Take the vacuum cleaner. Of course, we didn’t need vacuum cleaners before the advent of throw rugs and carpeting, but we now have vacuum cleaners to keep these justifications for vacuum cleaners clean… unless, of course, the belt breaks or the canister explodes. Then we have dust, cat hair (even people with no pets at all end up with cat hair in their rugs. I’ve never been able to figure this out), and unidentifiable brown crumbly things littering the carpet our forefathers had no use for and no labor-saving devices to clean up the amazing mess that the labor-saving device made.
Then we have dishwashers, to save women everywhere from “dishpan hands.” That is, until it gets clogged and spews hundreds of gallons of scalding water all over the house, creating an effect similar to the Mississippi delta in the area your labor-saving vacuum cleaner threw up ten minutes ago. And though you don’t have dishpan hands, you do have washerwoman’s knees!

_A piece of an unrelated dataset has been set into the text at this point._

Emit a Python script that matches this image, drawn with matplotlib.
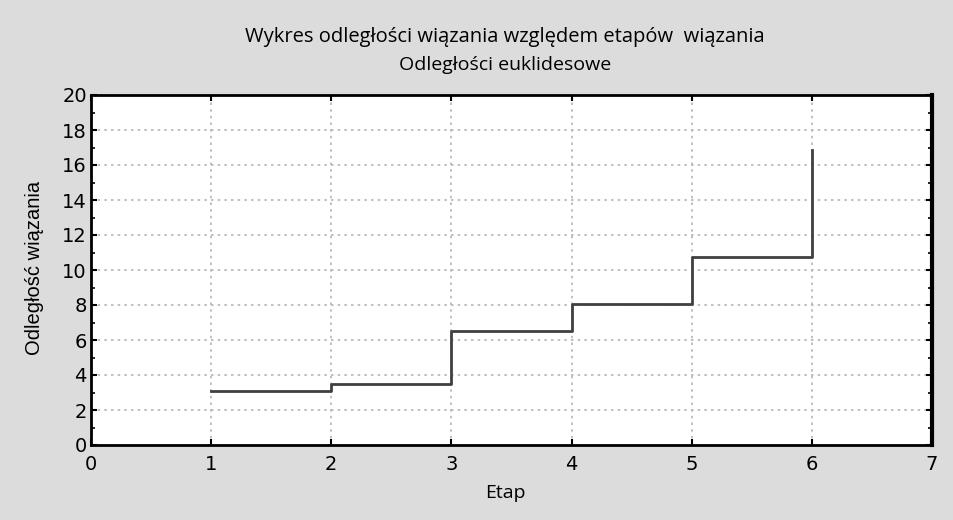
import matplotlib.pyplot as plt

# merge stages and linkage distances
stages = [1, 2, 3, 4, 5, 6]
distances = [3.09, 3.49, 6.51, 8.06, 10.74, 16.86]
xticks = [0, 1, 2, 3, 4, 5, 6, 7]
yticks = [0, 2, 4, 6, 8, 10, 12, 14, 16, 18, 20]

fig = plt.figure(figsize=(9.54, 5.2), dpi=100, facecolor='#dcdcdc')
ax = fig.add_axes([91 / 954, 1 - 445 / 520, (932 - 91) / 954, (445 - 95) / 520])
ax.set_facecolor('white')

ax.plot(stages, distances, drawstyle='steps-post', color='#404040', lw=2)

ax.set_xlim(0, 7)
ax.set_ylim(0, 20)
ax.set_xticks(xticks)
ax.set_yticks(yticks)
ax.set_yticks(range(1, 20, 2), minor=True)
ax.grid(True, linestyle=(0, (1.5, 2.5)), color='#b5b5b5', lw=1.2)
ax.tick_params(direction='in', length=4, width=1.5, labelsize=14, top=True, right=True)
ax.tick_params(which='minor', direction='in', length=3, width=1.2, right=True)
ax.tick_params(axis='x', pad=7)
ax.tick_params(axis='y', pad=3)

for side in ['left', 'bottom', 'top']:
    ax.spines[side].set_linewidth(2)
ax.spines['right'].set_linewidth(3)

fig.text(505 / 954, 1 - 37 / 520, 'Wykres odległości wiązania względem etapów  wiązania',
         ha='center', va='center', fontsize=14.5, family='Open Sans')
fig.text(505 / 954, 1 - 65 / 520, 'Odległości euklidesowe',
         ha='center', va='center', fontsize=14, family='Open Sans')
fig.text(35 / 954, 1 - 268 / 520, 'Odległość wiązania', rotation=90,
         ha='center', va='center', fontsize=14.5, family='Liberation Sans')
fig.text(505 / 954, 1 - 493 / 520, 'Etap',
         ha='center', va='center', fontsize=14, family='Open Sans')

fig.savefig('out.png', dpi=100, facecolor=fig.get_facecolor())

But wait! We have WETVACS to clean up the water with which your labor-saving dishwasher so thoughtfully created that sunken living room you’ve always wanted . . . until it shorts out and sends 200 amps through the saturated carpet, electrocuting your Chihuahua.
Moving right along, we have the washing machine. You just drop in the dirty clothes and some laundry soap and, twenty minutes later, you have clean clothes. Of course, during those twenty minutes, the plastic blade guard shakes loose and what you are left with is a load of clean, but unrecognizable, rags. You can dry them automatically, too; then you’ll have DRY unrecognizable rags.
Ah, but we have a labor-saving sewing machine to stitch back together the rags created by your labor-saving washing machine. The sewing goes well until a strange sound from your labor-saving trash compactor momentarily distracts you and you run the needle through several fingers, calling for a trip in your labor-saving car to your labor-saving hospital, where you will get a tetanus shot. Unfortunately, your labor-saving car is struck by another labor-saving car on the way, so you arrive at your destination by way of a labor-saving ambulance.
So, people, before you pick up that blow dryer, do yourselves a favor--make sure your insurance is paid up.